Serving the Big Horn Basin for over 100 years

Meat processor to expand in Cody

POWELL — Forward Cody has received a $2.2 million grant from the U.S. Economic Development Administration to support an expansion of Wyoming Legacy Meats in Cody.

Along with a $553,108 loan from Pinnacle Bank, the funding will build a new 12,000 square foot expansion, which will be able to process about 75 head per day. The plant is projected to create 50 new jobs, with an average wage of $18 per hour. 

In the past decade, most of the regional meat processing in the state shut down, leaving producers dependent on large, out-of-state packing plants that process thousands of head of cattle per day. 

Rep. Sandy Newsome, RCody, who was once a meat inspector, was among the officials who attended an Oct. 27 press conference announcing the grant award. 

She explained that most Wyoming producers sell their livestock at auctions, where it’s then shipped out of state for processing. 

“The shift has caused the quality of our beef to become a commodity, and our ranchers to become price takers,” Newsome said. When Wyoming-raised cattle are processed in large plants, it’s mixed together with meat from other states, making it nearly impossible to market Wyoming beef at a premium. 

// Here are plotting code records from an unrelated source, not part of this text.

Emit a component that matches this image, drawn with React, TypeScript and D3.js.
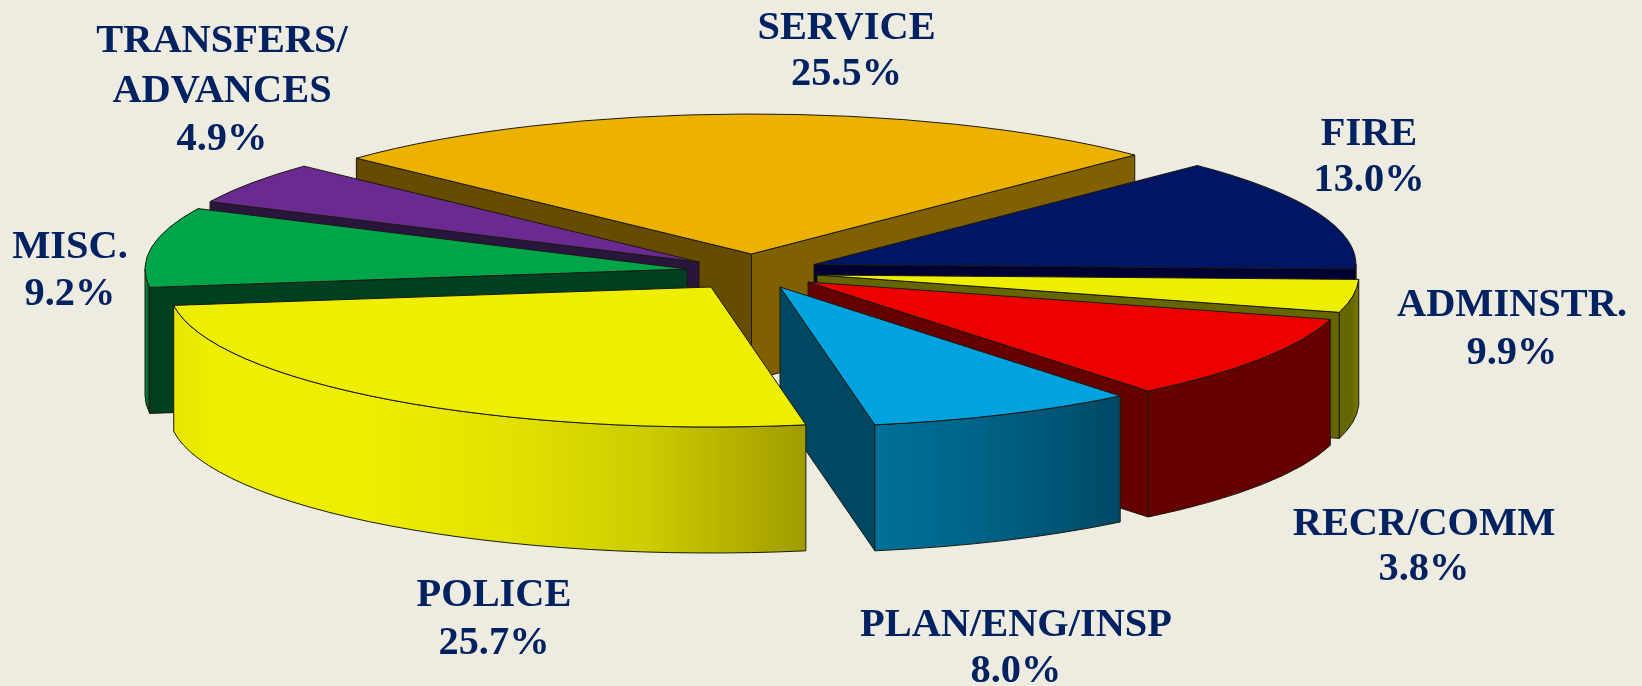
import React from "react";
import * as d3 from "d3";

// Data, in clockwise drawing order starting at SERVICE
const categories = ["SERVICE", "FIRE", "RECR/COMM", "ADMINSTR.", "PLAN/ENG/INSP", "POLICE", "MISC.", "TRANSFERS/ADVANCES"];
const shares = [25.5, 13.0, 3.8, 9.9, 8.0, 25.7, 9.2, 4.9];

// Layout
const W = 1642, H = 686;
const RX = 542, RY = 140, DEPTH = 126;
const START_DEG = 313.2; // d3.pie angle, 0 = 12 o'clock
const apexX = [751.5, 814, 817, 808, 780, 711, 687, 699];
const apexY = [254, 264.5, 275, 282, 287, 287, 269, 262];
const drawOrder = [0, 7, 6, 1, 2, 3, 4, 5];

// Style
const topFill = ["#edb200", "#001965", "#eeee00", "#ec0000", "#00a3e0", "#eeee00", "#00a44a", "#6a2c91"];
const sideStart = ["#664c00", "#000033", "#666600", "#660000", "#004662", "#666600", "#004020", "#2c123c"];
const sideEnd = ["#806000", "#000033", "#666600", "#660000", "#004662", "#666600", "#004020", "#2c123c"];
const wallStops: [number, string][][] = [
  [[0, "#806000"], [1, "#806000"]],
  [[0, "#000033"], [1, "#000033"]],
  [[0, "#666600"], [0.6, "#666600"], [1, "#777700"]],
  [[0, "#660000"], [1, "#660000"]],
  [[0, "#007099"], [0.4, "#006488"], [1, "#004a66"]],
  [[0, "#e4e400"], [0.06, "#eeee00"], [0.3, "#eeee00"], [0.55, "#e0e000"], [0.75, "#cccc00"], [1, "#a09b00"]],
  [[0, "#00983f"], [0.9, "#004020"], [1, "#004020"]],
  [[0, "#2c123c"], [1, "#2c123c"]],
];

const TEXT = "#002060";
const labelLines = [
  { cat: "SERVICE", lines: ["SERVICE", "25.5%"], x: 846.5, y: [39, 85] },
  { cat: "FIRE", lines: ["FIRE", "13.0%"], x: 1369, y: [145, 191] },
  { cat: "ADMINSTR.", lines: ["ADMINSTR.", "9.9%"], x: 1512, y: [316, 364] },
  { cat: "RECR/COMM", lines: ["RECR/COMM", "3.8%"], x: 1424, y: [535, 580] },
  { cat: "PLAN/ENG/INSP", lines: ["PLAN/ENG/INSP", "8.0%"], x: 1016, y: [636, 682] },
  { cat: "POLICE", lines: ["POLICE", "25.7%"], x: 494, y: [606, 654] },
  { cat: "MISC.", lines: ["MISC.", "9.2%"], x: 70, y: [258, 305] },
  { cat: "TRANSFERS/ADVANCES", lines: ["TRANSFERS/", "ADVANCES", "4.9%"], x: 222, y: [52, 102, 150] },
];

const rad = (d: number) => (d * Math.PI) / 180;

export default function App() {
  const pie = d3
    .pie<number>()
    .sort(null)
    .startAngle(rad(START_DEG))
    .endAngle(rad(START_DEG + 360));
  const arcs = pie(shares);

  const pt = (i: number, t: number, dy = 0): [number, number] => [
    apexX[i] + RX * Math.cos(t),
    apexY[i] + RY * Math.sin(t) + dy,
  ];

  const defs: React.ReactNode[] = [];
  const shapes: React.ReactNode[] = [];

  drawOrder.forEach((i) => {
    const t0 = arcs[i].startAngle - Math.PI / 2;
    const t1 = arcs[i].endAngle - Math.PI / 2;
    const stroke = { stroke: "#1a1a10", strokeWidth: 1, strokeLinejoin: "round" as const };
    const ax = apexX[i], ay = apexY[i];

    // radial side faces
    const faces: [number, string][] = [];
    if (Math.cos(t0) < 0) faces.push([t0, sideStart[i]]);
    if (Math.cos(t1) > 0) faces.push([t1, sideEnd[i]]);
    faces.forEach(([t, c], k) => {
      const p = pt(i, t);
      const q = pt(i, t, DEPTH);
      shapes.push(
        <path key={`f${i}${k}`} d={`M${ax},${ay}L${p[0]},${p[1]}L${q[0]},${q[1]}L${ax},${ay + DEPTH}Z`} fill={c} {...stroke} />
      );
    });

    // outer wall: only the parts of the rim that face the viewer
    [0, 2 * Math.PI].forEach((base, k) => {
      const a = Math.max(t0, base);
      const b = Math.min(t1, base + Math.PI);
      if (b <= a) return;
      const p0 = pt(i, a), p1 = pt(i, b), q1 = pt(i, b, DEPTH), q0 = pt(i, a, DEPTH);
      const id = `wall${i}${k}`;
      defs.push(
        <linearGradient key={id} id={id} gradientUnits="userSpaceOnUse" x1={Math.min(p0[0], p1[0])} x2={Math.max(p0[0], p1[0])} y1={0} y2={0}>
          {wallStops[i].map(([o, c], j) => (
            <stop key={j} offset={o} stopColor={c} />
          ))}
        </linearGradient>
      );
      shapes.push(
        <path
          key={id}
          d={`M${p0[0]},${p0[1]}A${RX},${RY} 0 0 1 ${p1[0]},${p1[1]}L${q1[0]},${q1[1]}A${RX},${RY} 0 0 0 ${q0[0]},${q0[1]}Z`}
          fill={`url(#${id})`}
          {...stroke}
        />
      );
    });

    // top face
    const s = pt(i, t0), e = pt(i, t1);
    const large = t1 - t0 > Math.PI ? 1 : 0;
    shapes.push(
      <path
        key={`t${i}`}
        d={`M${ax},${ay}L${s[0]},${s[1]}A${RX},${RY} 0 ${large} 1 ${e[0]},${e[1]}Z`}
        fill={topFill[i]}
        {...stroke}
      />
    );
  });

  return (
    <svg
      width={W}
      height={H}
      viewBox={`0 0 ${W} ${H}`}
      style={{ position: "absolute", left: 0, top: 0, background: "#eeebe0", display: "block" }}
    >
      <defs>
        {defs}
        <filter id="soft" x="-2%" y="-2%" width="104%" height="104%">
          <feGaussianBlur stdDeviation="0.55" />
        </filter>
      </defs>
      <rect width={W} height={H} fill="#eeebe0" />
      <g filter="url(#soft)">
        {shapes}
        {labelLines.map((l) => (
          <text
            key={l.cat}
            textAnchor="middle"
            fontFamily="'Liberation Serif', serif"
            fontWeight="bold"
            fontSize={40.4}
            fill={TEXT}
          >
            {l.lines.map((t, j) => (
              <tspan key={j} x={l.x} y={l.y[j]}>
                {t}
              </tspan>
            ))}
          </text>
        ))}
      </g>
    </svg>
  );
}
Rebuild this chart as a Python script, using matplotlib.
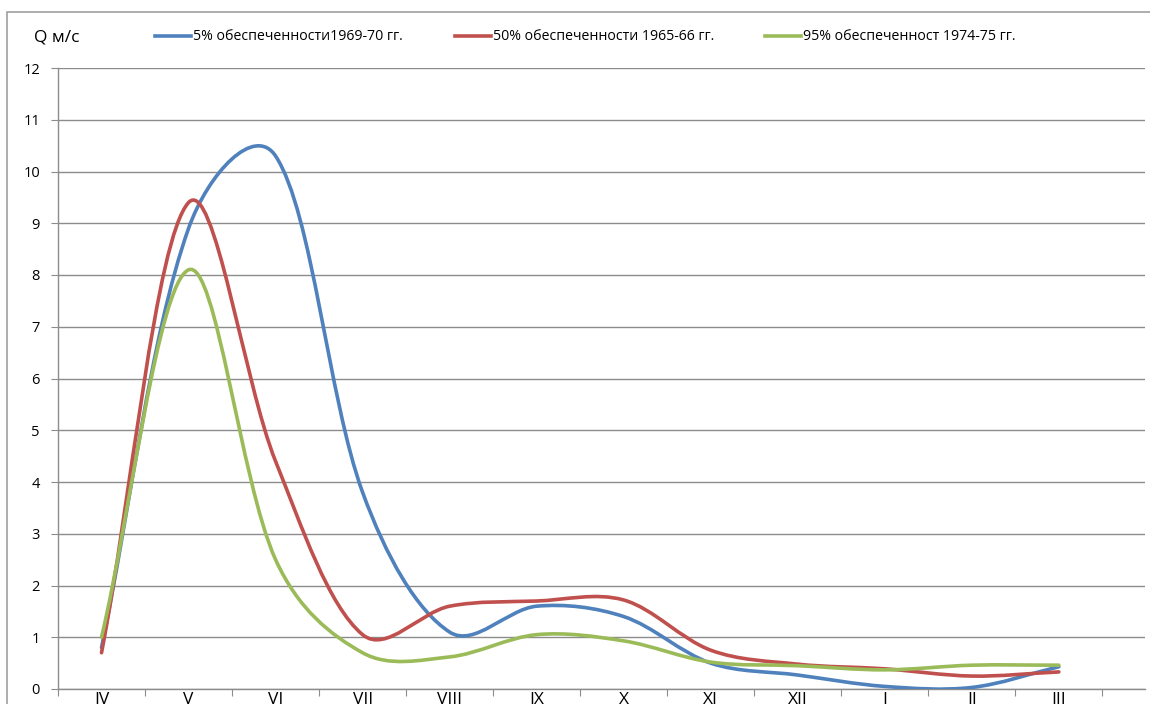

Wyoming Legacy Meats is a USDA-inspected facility, meaning the produce it processes can be shipped to restaurants and grocery stores in other states. 

The lack of processing options outside the major packers was brought to the forefront when the COVID-19 pandemic forced the closure of large meat packers, leading to nationwide meat shortages. 

“We were the only source of meat in the region on many days,” said Frank Schmidt, who co-owns Wyoming Legacy Meats with his wife, Caety. 

Frank Schmidt explained how he and Caety, both retired doctors, started the business as a means to market beef under an all-natural model with no hormones or antibiotics. 

“We felt like if we could take out some of the things we didn’t like, it would contribute to the health of the people who consume the meat,” he said. 

The problem was they lost control of the beef at the point of sale. The Schmidts purchased the processing facility in 2016 to process the meat from their ranch and, after a significant retrofit, were able to get the USDA certification. 

Schmidt said it will take some time before they get to the point of creating 50 new jobs, but the current facility just can’t serve the demand in the area for regional processing. 

Speaking after the press conference, Schmidt said he’s looking at partnerships with Northwest College and other schools in the state to help train the workforce they’ll need. 

“We’re definitely going to establish a training network,” he said. 

Randy Walters, Wyoming Legacy Meats plant manager, said finding a trained workforce is “a problem in any industry,” but was confident they’d find the people they need for the new facility. 

Schmidt said they were able to find 22 trained meat processors for the current operations. 

Officials from Washington also spoke at the press conference, including Joel Frushone, director of the office of external affairs and communications at the EDA, and Anthony Foti, assistant secretary of legislative and intergovernmental affairs at the U.S. Department of Commerce. 

Foti noted that, in addition to the grant and loan, the project would include $400,000 in private investment for new equipment at the facility. 

“We call that skin in the game,” Foti said. 

Cody Mayor Matt Hall called the beef industry a “cultural, spiritual and historical” part of the region. 

Caety Schmidt thanked the EDA for the grant, saying the businesses couldn’t have undertaken the expansion without the federal funding. 

“President Trump is committed to supporting business growth and economic development across the country,” Secretary of Commerce Wilbur Ross said in an EDA news release on the grant. “This project will fund the construction of a new building as well as access roads, and parking facilities that will grow northwest Wyoming’s beef production capacity and support the area’s livestock producers.” 

Frank Schmidt said that, when the new facility is complete, it’s going to open doors for Wyoming producers to brand their beef. 

“When you say Idaho, you think potato. When you say Wyoming, people should think of a thick, juicy steak,” Schmidt said. 

The grant announcement comes while another Cody businessman, David Peterson, is working on plans to open a smaller meat processing facility on Powell’s south side.